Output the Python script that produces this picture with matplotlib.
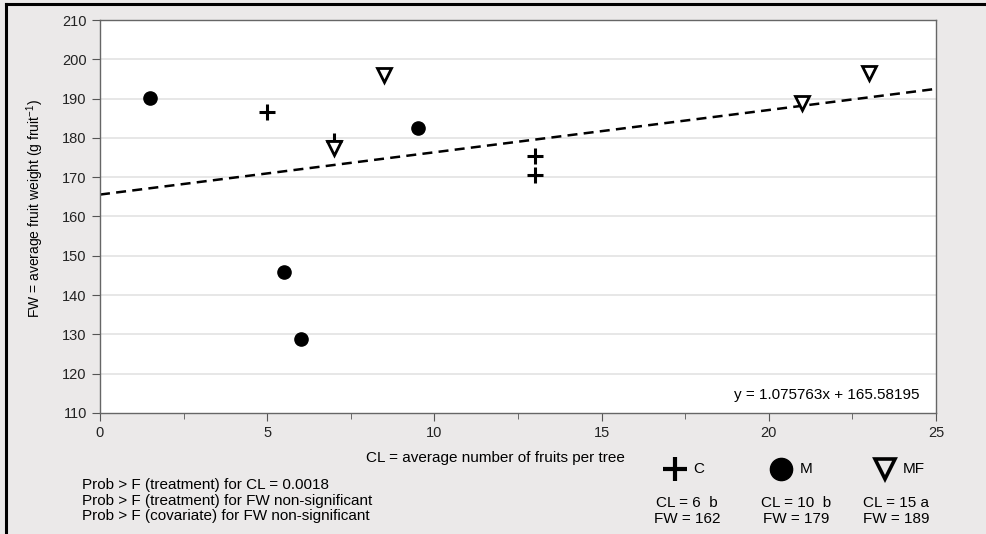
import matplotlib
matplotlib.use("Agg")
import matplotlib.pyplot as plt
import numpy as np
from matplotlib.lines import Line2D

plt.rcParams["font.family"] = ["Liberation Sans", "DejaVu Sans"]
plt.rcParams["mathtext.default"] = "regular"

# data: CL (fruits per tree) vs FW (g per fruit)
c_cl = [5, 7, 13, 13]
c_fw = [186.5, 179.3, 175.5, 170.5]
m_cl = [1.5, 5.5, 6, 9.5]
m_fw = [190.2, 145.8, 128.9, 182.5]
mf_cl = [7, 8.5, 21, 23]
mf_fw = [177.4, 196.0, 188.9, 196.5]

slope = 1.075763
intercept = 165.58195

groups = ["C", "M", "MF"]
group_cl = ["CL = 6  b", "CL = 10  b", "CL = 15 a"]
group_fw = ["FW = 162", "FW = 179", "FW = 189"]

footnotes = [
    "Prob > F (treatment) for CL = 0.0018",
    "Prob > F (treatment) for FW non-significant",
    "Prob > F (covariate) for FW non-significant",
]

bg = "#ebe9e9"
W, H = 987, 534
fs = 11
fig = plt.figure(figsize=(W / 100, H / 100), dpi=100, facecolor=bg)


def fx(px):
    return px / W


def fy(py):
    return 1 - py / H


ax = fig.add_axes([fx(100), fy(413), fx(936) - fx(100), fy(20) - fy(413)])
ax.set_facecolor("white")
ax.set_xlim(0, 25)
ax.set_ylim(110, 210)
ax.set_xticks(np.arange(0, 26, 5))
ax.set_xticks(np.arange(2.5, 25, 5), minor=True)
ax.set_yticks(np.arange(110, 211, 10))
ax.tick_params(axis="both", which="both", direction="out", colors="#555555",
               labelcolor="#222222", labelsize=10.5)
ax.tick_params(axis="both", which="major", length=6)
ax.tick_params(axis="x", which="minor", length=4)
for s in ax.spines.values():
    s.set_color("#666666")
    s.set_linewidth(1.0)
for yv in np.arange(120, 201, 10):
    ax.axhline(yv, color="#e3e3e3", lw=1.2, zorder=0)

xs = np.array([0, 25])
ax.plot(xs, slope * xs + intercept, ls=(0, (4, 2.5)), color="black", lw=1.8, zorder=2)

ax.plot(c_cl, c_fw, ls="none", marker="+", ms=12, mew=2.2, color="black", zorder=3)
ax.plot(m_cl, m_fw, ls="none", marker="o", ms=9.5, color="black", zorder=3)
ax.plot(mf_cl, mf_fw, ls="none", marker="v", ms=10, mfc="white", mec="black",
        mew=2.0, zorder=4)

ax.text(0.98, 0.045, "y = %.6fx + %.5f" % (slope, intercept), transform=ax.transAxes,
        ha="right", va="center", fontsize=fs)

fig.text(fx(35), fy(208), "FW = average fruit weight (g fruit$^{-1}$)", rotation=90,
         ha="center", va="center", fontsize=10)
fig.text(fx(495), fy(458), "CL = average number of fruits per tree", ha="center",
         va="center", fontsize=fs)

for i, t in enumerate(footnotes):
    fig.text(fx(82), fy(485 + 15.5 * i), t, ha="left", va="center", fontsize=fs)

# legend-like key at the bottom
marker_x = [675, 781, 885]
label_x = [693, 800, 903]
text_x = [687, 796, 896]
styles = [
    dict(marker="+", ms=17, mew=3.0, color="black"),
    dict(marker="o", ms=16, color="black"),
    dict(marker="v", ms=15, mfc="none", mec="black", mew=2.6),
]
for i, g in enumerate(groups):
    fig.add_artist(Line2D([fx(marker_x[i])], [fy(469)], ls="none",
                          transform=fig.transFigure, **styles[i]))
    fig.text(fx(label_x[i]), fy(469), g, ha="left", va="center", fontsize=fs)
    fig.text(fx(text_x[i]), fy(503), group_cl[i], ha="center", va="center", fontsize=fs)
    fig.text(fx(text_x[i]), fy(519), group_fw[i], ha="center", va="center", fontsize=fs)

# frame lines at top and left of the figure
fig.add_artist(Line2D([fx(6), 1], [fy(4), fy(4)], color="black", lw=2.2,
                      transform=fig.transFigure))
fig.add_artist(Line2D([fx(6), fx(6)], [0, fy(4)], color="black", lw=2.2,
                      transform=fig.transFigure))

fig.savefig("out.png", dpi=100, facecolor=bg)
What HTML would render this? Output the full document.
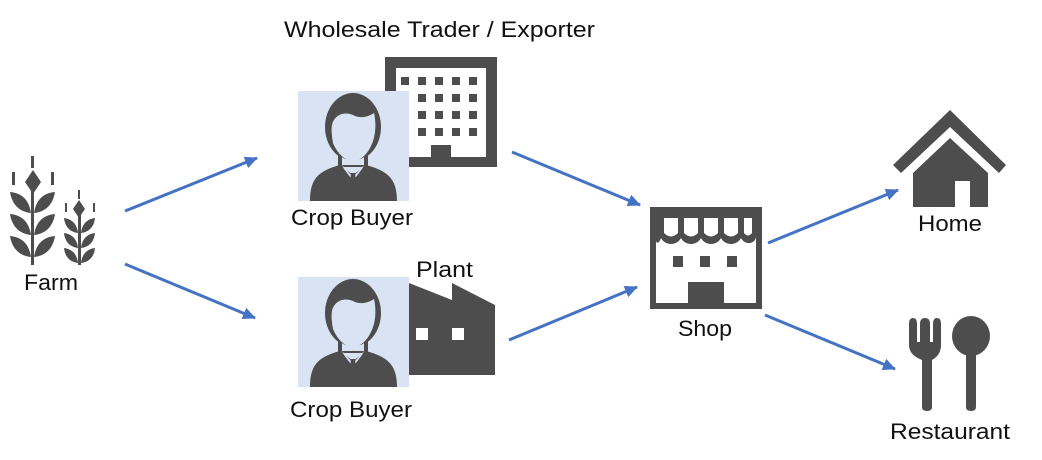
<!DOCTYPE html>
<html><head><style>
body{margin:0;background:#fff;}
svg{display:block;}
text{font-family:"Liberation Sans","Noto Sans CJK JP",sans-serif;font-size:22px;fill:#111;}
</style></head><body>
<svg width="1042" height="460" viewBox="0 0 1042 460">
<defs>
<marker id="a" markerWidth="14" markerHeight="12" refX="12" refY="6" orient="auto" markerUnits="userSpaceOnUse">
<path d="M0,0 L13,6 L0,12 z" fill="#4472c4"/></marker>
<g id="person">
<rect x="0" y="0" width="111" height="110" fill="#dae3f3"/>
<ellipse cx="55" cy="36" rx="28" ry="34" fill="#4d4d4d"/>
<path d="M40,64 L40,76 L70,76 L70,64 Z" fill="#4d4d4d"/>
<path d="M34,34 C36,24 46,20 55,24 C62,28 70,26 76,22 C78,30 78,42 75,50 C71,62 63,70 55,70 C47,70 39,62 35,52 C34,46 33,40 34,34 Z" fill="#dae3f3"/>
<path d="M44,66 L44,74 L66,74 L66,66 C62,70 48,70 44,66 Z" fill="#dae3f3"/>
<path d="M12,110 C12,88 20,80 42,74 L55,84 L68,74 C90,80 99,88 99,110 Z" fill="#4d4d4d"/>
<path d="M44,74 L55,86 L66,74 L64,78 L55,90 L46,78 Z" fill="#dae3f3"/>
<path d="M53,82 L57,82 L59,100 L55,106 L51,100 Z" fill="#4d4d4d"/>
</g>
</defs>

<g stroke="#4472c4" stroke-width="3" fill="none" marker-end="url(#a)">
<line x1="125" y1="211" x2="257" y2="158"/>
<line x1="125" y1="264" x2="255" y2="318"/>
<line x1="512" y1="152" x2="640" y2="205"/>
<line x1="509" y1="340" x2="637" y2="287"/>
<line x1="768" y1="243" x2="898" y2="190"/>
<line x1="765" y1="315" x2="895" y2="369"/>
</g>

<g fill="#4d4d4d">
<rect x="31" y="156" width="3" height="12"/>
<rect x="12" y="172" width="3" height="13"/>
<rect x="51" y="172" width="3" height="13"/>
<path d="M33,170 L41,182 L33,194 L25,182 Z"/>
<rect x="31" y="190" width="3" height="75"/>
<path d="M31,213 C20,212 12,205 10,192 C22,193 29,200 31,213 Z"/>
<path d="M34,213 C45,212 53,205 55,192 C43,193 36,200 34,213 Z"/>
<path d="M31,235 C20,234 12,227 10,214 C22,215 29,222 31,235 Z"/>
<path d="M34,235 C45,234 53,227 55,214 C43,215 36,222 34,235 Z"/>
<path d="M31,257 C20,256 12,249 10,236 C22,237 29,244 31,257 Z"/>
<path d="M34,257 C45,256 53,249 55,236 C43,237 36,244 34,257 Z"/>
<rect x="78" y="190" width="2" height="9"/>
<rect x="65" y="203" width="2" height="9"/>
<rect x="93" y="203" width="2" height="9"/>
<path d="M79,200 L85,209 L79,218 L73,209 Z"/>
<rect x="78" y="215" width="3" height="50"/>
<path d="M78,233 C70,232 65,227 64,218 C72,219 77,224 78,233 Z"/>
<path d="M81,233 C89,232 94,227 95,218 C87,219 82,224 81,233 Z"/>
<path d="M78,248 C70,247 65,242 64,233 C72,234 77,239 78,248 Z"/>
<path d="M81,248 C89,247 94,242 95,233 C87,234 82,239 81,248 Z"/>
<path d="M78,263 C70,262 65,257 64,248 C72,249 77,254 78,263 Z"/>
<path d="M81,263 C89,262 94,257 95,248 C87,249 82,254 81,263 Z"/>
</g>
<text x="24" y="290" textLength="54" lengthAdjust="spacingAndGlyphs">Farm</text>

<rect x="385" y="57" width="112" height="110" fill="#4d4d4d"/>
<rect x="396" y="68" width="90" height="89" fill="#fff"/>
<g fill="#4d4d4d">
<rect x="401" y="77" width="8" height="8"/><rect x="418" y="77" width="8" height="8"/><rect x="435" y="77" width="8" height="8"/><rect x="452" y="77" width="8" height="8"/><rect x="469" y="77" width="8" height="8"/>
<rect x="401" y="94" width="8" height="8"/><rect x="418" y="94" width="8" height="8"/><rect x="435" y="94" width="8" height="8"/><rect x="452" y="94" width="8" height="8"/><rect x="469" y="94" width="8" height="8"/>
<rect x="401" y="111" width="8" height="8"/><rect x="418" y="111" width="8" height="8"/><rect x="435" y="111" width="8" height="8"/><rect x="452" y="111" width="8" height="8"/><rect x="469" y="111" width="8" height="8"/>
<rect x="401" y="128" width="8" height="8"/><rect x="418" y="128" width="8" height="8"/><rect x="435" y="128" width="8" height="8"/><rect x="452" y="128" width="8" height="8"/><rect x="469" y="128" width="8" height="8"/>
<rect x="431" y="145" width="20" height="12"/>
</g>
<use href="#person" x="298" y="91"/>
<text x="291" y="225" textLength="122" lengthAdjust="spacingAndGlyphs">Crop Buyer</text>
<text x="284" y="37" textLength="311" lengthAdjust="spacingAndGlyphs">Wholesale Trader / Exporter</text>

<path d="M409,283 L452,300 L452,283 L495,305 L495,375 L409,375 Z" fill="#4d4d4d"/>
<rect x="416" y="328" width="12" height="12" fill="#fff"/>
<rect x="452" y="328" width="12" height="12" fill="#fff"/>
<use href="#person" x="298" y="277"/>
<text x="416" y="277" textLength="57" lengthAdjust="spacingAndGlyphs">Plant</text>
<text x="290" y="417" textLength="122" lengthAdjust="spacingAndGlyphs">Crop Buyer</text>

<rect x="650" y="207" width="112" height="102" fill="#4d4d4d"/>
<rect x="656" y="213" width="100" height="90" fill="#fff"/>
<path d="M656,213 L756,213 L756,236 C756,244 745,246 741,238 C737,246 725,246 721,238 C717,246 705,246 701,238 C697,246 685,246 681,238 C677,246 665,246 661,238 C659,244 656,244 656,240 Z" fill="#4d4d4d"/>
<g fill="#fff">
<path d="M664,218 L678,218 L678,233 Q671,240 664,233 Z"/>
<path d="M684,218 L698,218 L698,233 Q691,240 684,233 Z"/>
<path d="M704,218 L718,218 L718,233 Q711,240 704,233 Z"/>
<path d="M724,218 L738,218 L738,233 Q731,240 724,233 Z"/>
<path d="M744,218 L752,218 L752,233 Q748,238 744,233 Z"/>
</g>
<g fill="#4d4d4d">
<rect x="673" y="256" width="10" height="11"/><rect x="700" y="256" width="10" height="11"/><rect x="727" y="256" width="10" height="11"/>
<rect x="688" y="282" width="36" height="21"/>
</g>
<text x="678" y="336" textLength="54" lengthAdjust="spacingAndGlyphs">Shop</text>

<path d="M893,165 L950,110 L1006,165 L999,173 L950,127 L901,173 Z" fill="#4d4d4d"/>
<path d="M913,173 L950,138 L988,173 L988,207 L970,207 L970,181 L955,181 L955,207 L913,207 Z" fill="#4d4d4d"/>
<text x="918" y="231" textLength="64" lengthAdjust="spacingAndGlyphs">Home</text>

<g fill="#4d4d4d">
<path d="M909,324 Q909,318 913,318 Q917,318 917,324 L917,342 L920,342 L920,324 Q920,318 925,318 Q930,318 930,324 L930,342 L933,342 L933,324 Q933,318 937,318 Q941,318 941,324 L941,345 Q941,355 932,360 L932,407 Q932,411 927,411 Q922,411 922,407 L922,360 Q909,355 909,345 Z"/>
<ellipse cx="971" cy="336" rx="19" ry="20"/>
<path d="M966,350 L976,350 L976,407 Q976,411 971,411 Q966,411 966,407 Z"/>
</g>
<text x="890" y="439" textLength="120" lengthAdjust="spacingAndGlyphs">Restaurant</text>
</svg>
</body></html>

Given problem: Copy exactly the lines from the first line of the records above through the line with "return 1 - py / H", both included, and nothing else. Pictures stay out.

Final result:
Output the Python script that produces this picture with matplotlib.
import matplotlib
matplotlib.use("Agg")
import matplotlib.pyplot as plt
import numpy as np
from matplotlib.lines import Line2D

plt.rcParams["font.family"] = ["Liberation Sans", "DejaVu Sans"]
plt.rcParams["mathtext.default"] = "regular"

# data: CL (fruits per tree) vs FW (g per fruit)
c_cl = [5, 7, 13, 13]
c_fw = [186.5, 179.3, 175.5, 170.5]
m_cl = [1.5, 5.5, 6, 9.5]
m_fw = [190.2, 145.8, 128.9, 182.5]
mf_cl = [7, 8.5, 21, 23]
mf_fw = [177.4, 196.0, 188.9, 196.5]

slope = 1.075763
intercept = 165.58195

groups = ["C", "M", "MF"]
group_cl = ["CL = 6  b", "CL = 10  b", "CL = 15 a"]
group_fw = ["FW = 162", "FW = 179", "FW = 189"]

footnotes = [
    "Prob > F (treatment) for CL = 0.0018",
    "Prob > F (treatment) for FW non-significant",
    "Prob > F (covariate) for FW non-significant",
]

bg = "#ebe9e9"
W, H = 987, 534
fs = 11
fig = plt.figure(figsize=(W / 100, H / 100), dpi=100, facecolor=bg)


def fx(px):
    return px / W


def fy(py):
    return 1 - py / H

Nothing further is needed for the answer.